During her two-day visit, Ms. Ogata met with KFOR Commander General Michael Jackson. She also spoke with a German KFOR general in Prizren, who stressed the need for the early return of teachers, doctors and other professionals as well as the deployment of international police contingents.

According to UNHCR, more than 600,000 of the estimated 800,000 who fled Kosovo have now returned.


The business community increasingly sees the United Nations as a way to ensure that the benefits of globalization are spread more widely, Secretary- General Kofi Annan said after meeting in Geneva with leaders of the International Chamber of Commerce (ICC).

Speaking at a press conference on Monday after his second meeting with ICC leaders, Mr. Annan said he was very pleased that the business community had taken up the challenge of the Global Compact he first proposed at the World Economic Forum in Davos in January. The Compact calls for world business leaders to enact globally agreed principles on human rights, labour standards and the environment.

"Business is calling for a stronger UN, especially in the areas of human rights, labour and the environment -ž key pillars of the Global Compact ž because this is seen as the most sensible way forward to safeguard open markets while putting a human face on the global economy," said Mr. Annan.

"Business leaders are ready to work with us in concrete ways to promote best practices," the Secretary-General told the press. Now the challenge is to involve other partners, such as the NGO community.
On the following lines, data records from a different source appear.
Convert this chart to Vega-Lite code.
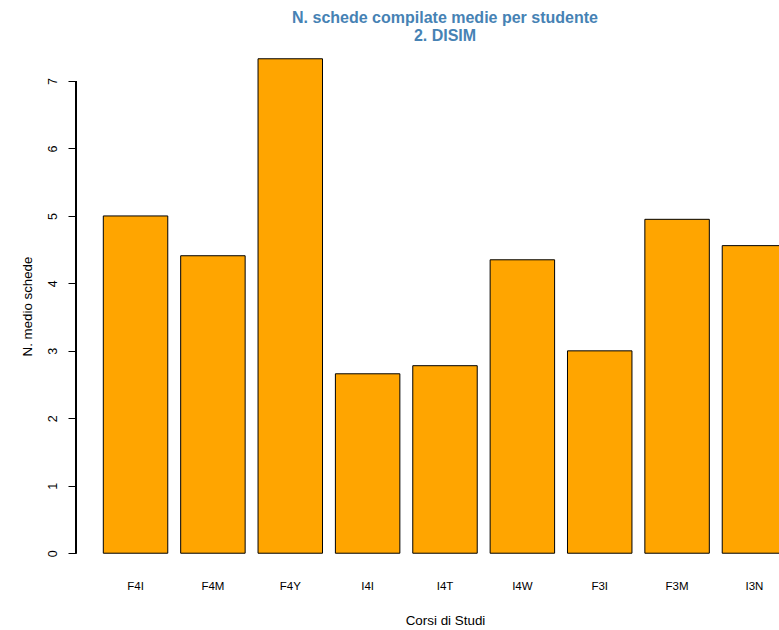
{
  "$schema": "https://vega.github.io/schema/vega-lite/v6.json",
  "width": 703,
  "height": 534,
  "autosize": {"type": "none"},
  "padding": {"left": 76, "top": 39, "right": 0, "bottom": 57},
  "background": "white",
  "view": {"stroke": null},
  "config": {
    "font": "Liberation Sans",
    "axis": {"labelFont": "Liberation Sans", "titleFont": "Liberation Sans", "labelColor": "black", "titleColor": "black", "titleFontWeight": "normal", "grid": false}
  },
  "title": {
    "text": ["N. schede compilate medie per studente", "2. DISIM"],
    "font": "Liberation Sans",
    "fontSize": 16,
    "fontWeight": "bold",
    "color": "#4682B4",
    "anchor": "middle",
    "lineHeight": 18.5,
    "baseline": "bottom",
    "offset": -21,
    "dx": 17.5
  },
  "data": {
    "values": [
      {"corso": "F4I", "media": 5.00},
      {"corso": "F4M", "media": 4.41},
      {"corso": "F4Y", "media": 7.33},
      {"corso": "I4I", "media": 2.66},
      {"corso": "I4T", "media": 2.78},
      {"corso": "I4W", "media": 4.35},
      {"corso": "F3I", "media": 3.00},
      {"corso": "F3M", "media": 4.95},
      {"corso": "I3N", "media": 4.56}
    ]
  },
  "layer": [
    {
      "mark": {"type": "bar", "color": "#FFA500", "stroke": "black", "strokeWidth": 1, "clip": true},
      "encoding": {
        "x": {
          "field": "corso",
          "type": "nominal",
          "sort": null,
          "scale": {"range": [0, 738], "paddingInner": 0.1667, "paddingOuter": 0.353},
          "axis": {
            "title": "Corsi di Studi",
            "titleFontSize": 13.4,
            "titleBaseline": "middle",
            "titleY": 47,
            "labelFontSize": 11.5,
            "labelAngle": 0,
            "labelBaseline": "middle",
            "labelPadding": 13,
            "ticks": false,
            "tickSize": 0,
            "domain": false
          }
        },
        "y": {
          "field": "media",
          "type": "quantitative",
          "scale": {"domain": [-0.2932, 7.6232], "nice": false, "zero": false},
          "axis": {
            "title": "N. medio schede",
            "titleFontSize": 13.3,
            "titleAngle": 270,
            "titleAlign": "center",
            "titleBaseline": "middle",
            "titleX": -49,
            "values": [0, 1, 2, 3, 4, 5, 6, 7],
            "format": "d",
            "labelFontSize": 12.5,
            "labelAngle": 270,
            "labelAlign": "center",
            "labelBaseline": "alphabetic",
            "labelPadding": 12,
            "tickSize": 8,
            "tickColor": "black",
            "domain": false
          }
        },
        "y2": {"datum": 0}
      }
    },
    {
      "mark": {"type": "rule", "color": "black", "strokeWidth": 1},
      "encoding": {
        "x": {"value": 0},
        "y": {"datum": 0},
        "y2": {"datum": 7}
      }
    }
  ]
}
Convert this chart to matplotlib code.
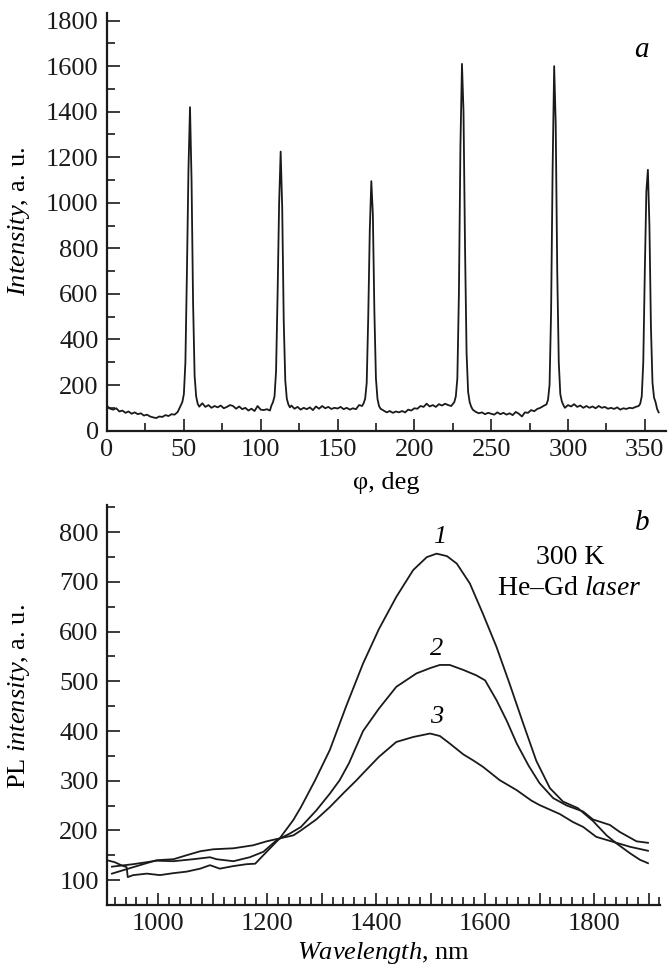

The UN Conference on Trade and Development (UNCTAD) will join the ICC to conduct studies that should help stimulate badly needed investment in Africa, the Secretary-General said. He stressed the need for a shift in perception towards Africa, pointing out that countries making efforts should not be discounted simply because of overall negative perceptions about the continent.


Members of the Security Council on Tuesday backed Secretary-General Kofi Annan's new plan for the UN peace-building presence in Guinea- Bissau.

In a statement read out to the media, the Council's President for July, Ambassador Hasmy Agam of Malaysia, said Council members expressed support for the Secretary-General's decision to establish the UN Peace- building Support Office in Guinea-Bissau (UNOGBIS) with a modified mandate. Council members also welcomed the Secretary-General's decision to set up a trust fund to finance UNOGBIS activities, he said.

The transitional authorities and civil society in Guinea-Bissau were urged to uphold their commitment to the restoration of genuine and lasting peace based on national reconciliation, respect for the rule of law -- including the release of political prisoners -- and the return to constitutional order, Ambassador Agam said.

Council's statement also expressed concern at the serious humanitarian situation in Guinea-Bissau and encouraged countries and humanitarian organizations to assist in alleviating the situation, Ambassador Agam said.


The Chief Prosecutor of the UN International Criminal Tribunal for the former Yugoslavia on Tuesday welcomed the arrest by NATO-led troops of a high-ranking Bosnian Serb war crimes suspect accused of participating in ethnic cleansing campaigns.

In a statement released to the media in The Hague, Justice Louise Arbour said she was grateful to the SFOR troops for the detention of Radislav Brdjanin, who is charged in a sealed indictment with persecutions on "political, racial or religious grounds, a crime against humanity."

Justice Arbour said Mr. Brdjanin, as President of the "Autonomous Region of Krajina" (ARK) Crisis Staff, is alleged to be responsible, along with others, for the major ethnic cleansing operations conducted in the Sanski Most and Prijedor regions in 1992.

In her statement, Justice Arbour stressed again that it was the primary responsibility of countries to fulfil their international obligations and to arrest indicted war criminals on their territory, points she raised in her talks last May with senior Bosnian Serb officials.


The UN High Commissioner for Refugees (UNHCR) reported Tuesday the first arrival in Gabon of refugees apparently pushed out by the ongoing fighting and unrest in Congo-Brazzaville.

UNHCR said around 1,500 Congolese, said to be malnourished and in poor health, crossed over the weekend into three provinces along a 1,000 kilometer stretch of the border. About 650 people were reported to have entered the southern provinces of Nyanga and Ngounie, with another 800 arriving in Haut Ogoou‚, to the north.

Aid workers from UNHCR, the UN World Health Organization (WHO) and the International Committee of the Red Cross (ICRC) are bringing first aid supplies and making arrangements to fly in blankets and purchase food locally.

Gabon is the second country to receive refugees from Congo- Brazzaville since rival forces reopened fighting in late 1998. Around 32,000 have fled to the Democratic Republic of Congo from the Pool region.


The highest international body on food standards, comprising members of the United Nations health and agricultural agencies, has approved wide-ranging guidelines for organically produced food.

The Codex Alimentarius Commission, a joint body of the UN Food and Agriculture Organization (FAO) and the UN World Health Organization (WHO), adopted last Saturday at the conclusion of its latest session "Guidelines for the Production, Processing, Labelling and Marketing of Organic Food." The standards clearly define the nature of organic food production and prevent claims that could mislead consumers about the quality of the product or the way it was produced.

The Commission also agreed to set up three intergovernmental task forces: one to devise standards by 2003 for foods derived from biotechnology; a second to revise fruit juice guidelines that protect consumers and prevent fraudulent practices and a third on animal feeding in the wake of the recent international crisis over dioxin-contaminated animal products.

The Commission postponed setting maximum residue limits for the controversial cow hormone Bovine Somatotropine (BST) after failing to reach consensus, but did approve measures relating to food standards and control for the Near East, prepackaged food labelling as well as the Commission's procedural manual.